** Objective **
Count how many lines contain "seaborn" and reply with that number only.

--- Start of Dataset section ---

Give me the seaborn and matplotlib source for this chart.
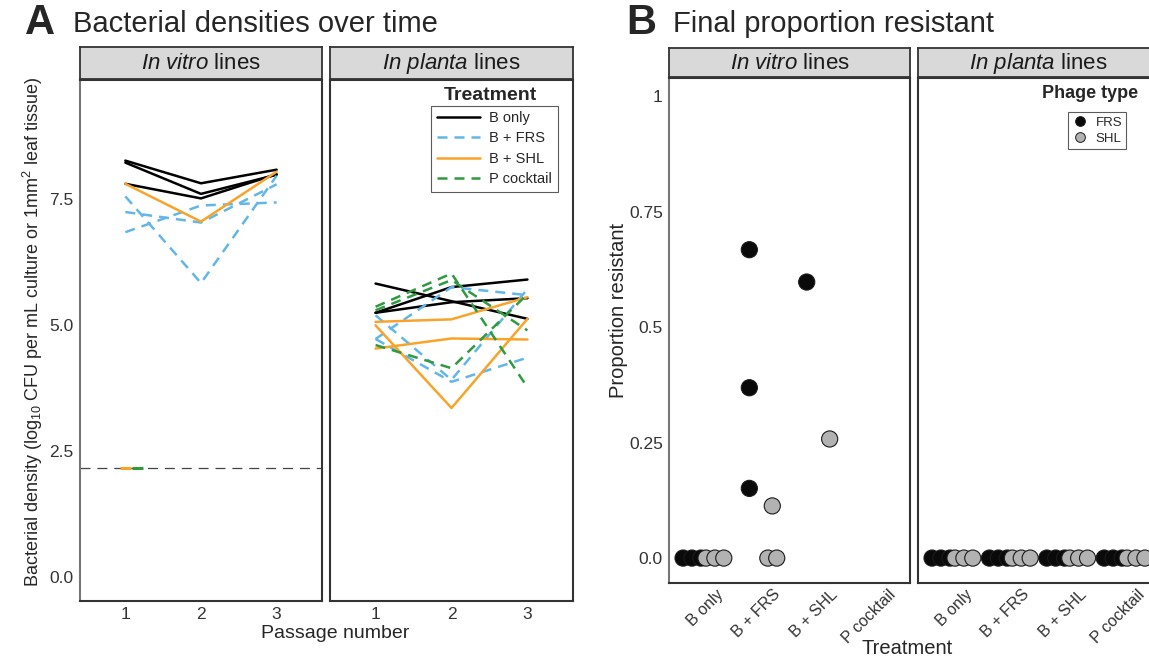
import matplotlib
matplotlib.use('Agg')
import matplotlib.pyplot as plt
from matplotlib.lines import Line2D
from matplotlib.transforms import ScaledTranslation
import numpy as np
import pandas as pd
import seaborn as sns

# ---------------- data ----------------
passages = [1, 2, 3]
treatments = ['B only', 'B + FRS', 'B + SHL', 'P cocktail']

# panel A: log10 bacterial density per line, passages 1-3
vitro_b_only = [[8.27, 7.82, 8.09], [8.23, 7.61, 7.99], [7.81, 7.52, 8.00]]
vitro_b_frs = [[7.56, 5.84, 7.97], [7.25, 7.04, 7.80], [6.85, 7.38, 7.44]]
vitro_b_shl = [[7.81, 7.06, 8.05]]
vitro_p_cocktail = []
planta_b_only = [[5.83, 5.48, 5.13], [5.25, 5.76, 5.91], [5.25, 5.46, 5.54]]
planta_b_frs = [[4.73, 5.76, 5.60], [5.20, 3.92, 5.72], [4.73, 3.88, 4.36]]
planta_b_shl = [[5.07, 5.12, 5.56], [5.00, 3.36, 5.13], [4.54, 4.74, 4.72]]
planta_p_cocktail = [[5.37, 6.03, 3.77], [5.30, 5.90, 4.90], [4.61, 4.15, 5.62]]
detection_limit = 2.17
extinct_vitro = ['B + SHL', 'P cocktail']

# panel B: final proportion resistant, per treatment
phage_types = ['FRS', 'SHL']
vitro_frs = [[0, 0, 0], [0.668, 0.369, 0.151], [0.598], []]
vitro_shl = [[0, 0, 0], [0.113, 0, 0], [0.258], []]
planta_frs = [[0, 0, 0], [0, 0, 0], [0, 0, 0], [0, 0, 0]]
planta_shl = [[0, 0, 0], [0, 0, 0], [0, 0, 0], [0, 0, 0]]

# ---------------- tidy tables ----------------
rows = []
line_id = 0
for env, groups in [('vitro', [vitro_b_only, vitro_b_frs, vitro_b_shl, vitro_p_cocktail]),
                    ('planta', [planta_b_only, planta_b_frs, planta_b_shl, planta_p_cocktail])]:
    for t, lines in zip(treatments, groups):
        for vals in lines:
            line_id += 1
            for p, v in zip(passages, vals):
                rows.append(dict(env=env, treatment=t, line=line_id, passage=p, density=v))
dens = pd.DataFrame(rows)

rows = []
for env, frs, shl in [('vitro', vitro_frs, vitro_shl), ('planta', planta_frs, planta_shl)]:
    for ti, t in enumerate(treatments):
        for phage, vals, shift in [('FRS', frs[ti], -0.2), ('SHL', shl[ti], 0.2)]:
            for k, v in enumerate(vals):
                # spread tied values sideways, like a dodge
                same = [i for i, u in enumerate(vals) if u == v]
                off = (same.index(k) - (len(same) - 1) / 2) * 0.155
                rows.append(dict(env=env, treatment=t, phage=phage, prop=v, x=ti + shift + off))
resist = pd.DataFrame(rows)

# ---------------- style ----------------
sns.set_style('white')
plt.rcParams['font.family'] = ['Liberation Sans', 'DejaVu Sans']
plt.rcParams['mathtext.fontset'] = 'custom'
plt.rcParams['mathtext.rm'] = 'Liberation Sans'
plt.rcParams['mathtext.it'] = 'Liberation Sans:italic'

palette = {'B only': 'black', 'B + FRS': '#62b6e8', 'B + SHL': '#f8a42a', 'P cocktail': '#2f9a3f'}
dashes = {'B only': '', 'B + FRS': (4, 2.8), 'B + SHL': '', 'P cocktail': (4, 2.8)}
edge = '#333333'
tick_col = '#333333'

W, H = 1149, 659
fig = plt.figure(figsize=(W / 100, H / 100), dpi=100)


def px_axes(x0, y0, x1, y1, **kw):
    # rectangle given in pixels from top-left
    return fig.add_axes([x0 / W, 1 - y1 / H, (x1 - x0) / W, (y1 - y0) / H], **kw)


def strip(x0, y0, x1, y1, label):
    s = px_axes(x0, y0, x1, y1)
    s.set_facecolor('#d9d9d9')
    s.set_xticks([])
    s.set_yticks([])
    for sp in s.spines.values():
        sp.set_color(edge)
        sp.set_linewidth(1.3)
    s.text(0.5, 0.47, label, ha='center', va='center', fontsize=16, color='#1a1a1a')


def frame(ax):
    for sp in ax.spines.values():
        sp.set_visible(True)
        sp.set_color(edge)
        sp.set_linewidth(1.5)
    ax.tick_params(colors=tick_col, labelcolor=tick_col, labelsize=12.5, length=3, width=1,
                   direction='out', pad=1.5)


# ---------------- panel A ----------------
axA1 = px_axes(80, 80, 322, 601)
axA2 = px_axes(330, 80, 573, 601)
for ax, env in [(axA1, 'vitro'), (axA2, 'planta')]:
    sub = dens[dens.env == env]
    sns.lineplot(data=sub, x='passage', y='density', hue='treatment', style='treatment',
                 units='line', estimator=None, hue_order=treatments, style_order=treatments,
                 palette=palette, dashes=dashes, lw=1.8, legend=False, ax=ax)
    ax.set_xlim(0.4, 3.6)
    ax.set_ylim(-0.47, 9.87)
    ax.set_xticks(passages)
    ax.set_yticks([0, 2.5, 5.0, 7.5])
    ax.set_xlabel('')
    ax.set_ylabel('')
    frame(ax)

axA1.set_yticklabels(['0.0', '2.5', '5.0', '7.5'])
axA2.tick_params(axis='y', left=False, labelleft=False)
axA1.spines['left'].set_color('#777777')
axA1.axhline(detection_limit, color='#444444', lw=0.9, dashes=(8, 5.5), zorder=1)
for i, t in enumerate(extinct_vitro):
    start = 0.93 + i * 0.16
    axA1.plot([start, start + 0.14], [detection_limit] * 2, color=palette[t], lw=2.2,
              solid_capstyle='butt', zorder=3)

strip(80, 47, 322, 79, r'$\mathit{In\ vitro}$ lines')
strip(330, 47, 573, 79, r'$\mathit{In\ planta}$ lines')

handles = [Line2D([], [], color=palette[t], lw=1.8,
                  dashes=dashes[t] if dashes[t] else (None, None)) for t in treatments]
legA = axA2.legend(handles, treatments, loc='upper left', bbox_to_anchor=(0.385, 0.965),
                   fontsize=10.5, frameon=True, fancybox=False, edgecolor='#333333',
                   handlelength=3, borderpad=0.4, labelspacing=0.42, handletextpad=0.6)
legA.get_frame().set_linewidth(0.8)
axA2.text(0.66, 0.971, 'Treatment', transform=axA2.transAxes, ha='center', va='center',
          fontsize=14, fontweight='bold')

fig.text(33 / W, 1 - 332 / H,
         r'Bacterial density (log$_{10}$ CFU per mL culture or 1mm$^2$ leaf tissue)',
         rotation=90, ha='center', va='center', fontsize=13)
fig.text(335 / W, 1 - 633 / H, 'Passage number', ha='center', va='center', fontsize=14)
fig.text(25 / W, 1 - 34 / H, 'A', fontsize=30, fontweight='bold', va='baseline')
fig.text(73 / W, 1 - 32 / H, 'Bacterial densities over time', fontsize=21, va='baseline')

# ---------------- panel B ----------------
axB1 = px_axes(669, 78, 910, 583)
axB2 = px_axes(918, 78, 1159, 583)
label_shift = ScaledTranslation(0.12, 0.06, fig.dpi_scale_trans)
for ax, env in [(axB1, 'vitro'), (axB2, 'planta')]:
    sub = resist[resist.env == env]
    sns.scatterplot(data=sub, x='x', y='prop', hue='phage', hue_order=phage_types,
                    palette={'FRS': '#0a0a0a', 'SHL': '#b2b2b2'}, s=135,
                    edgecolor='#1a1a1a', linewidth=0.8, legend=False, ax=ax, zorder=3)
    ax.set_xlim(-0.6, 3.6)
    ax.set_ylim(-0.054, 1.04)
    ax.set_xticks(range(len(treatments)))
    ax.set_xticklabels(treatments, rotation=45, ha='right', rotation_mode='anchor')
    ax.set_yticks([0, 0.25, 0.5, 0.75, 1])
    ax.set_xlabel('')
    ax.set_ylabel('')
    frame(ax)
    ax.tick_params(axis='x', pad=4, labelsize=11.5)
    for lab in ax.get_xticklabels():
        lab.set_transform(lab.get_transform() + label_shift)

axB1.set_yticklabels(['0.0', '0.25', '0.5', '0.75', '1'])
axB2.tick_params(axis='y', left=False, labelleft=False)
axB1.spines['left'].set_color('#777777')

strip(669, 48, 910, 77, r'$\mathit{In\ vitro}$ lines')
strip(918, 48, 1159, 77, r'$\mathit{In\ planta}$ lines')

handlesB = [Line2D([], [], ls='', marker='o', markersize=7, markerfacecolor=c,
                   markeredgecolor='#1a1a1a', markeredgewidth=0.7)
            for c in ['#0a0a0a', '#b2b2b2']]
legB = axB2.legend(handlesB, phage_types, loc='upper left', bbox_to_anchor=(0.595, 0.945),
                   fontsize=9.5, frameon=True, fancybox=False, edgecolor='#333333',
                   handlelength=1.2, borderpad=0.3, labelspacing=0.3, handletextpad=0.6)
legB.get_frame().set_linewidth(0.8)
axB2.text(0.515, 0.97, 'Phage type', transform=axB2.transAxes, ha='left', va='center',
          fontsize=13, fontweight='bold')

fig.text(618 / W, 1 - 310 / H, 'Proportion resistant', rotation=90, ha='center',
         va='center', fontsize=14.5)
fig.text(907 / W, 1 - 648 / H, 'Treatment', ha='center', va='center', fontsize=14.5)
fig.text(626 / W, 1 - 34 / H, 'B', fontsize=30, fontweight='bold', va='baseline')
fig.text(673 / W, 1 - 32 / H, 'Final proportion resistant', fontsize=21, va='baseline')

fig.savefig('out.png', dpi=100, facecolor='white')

--- End of Dataset section ---

** Solution for this task **
2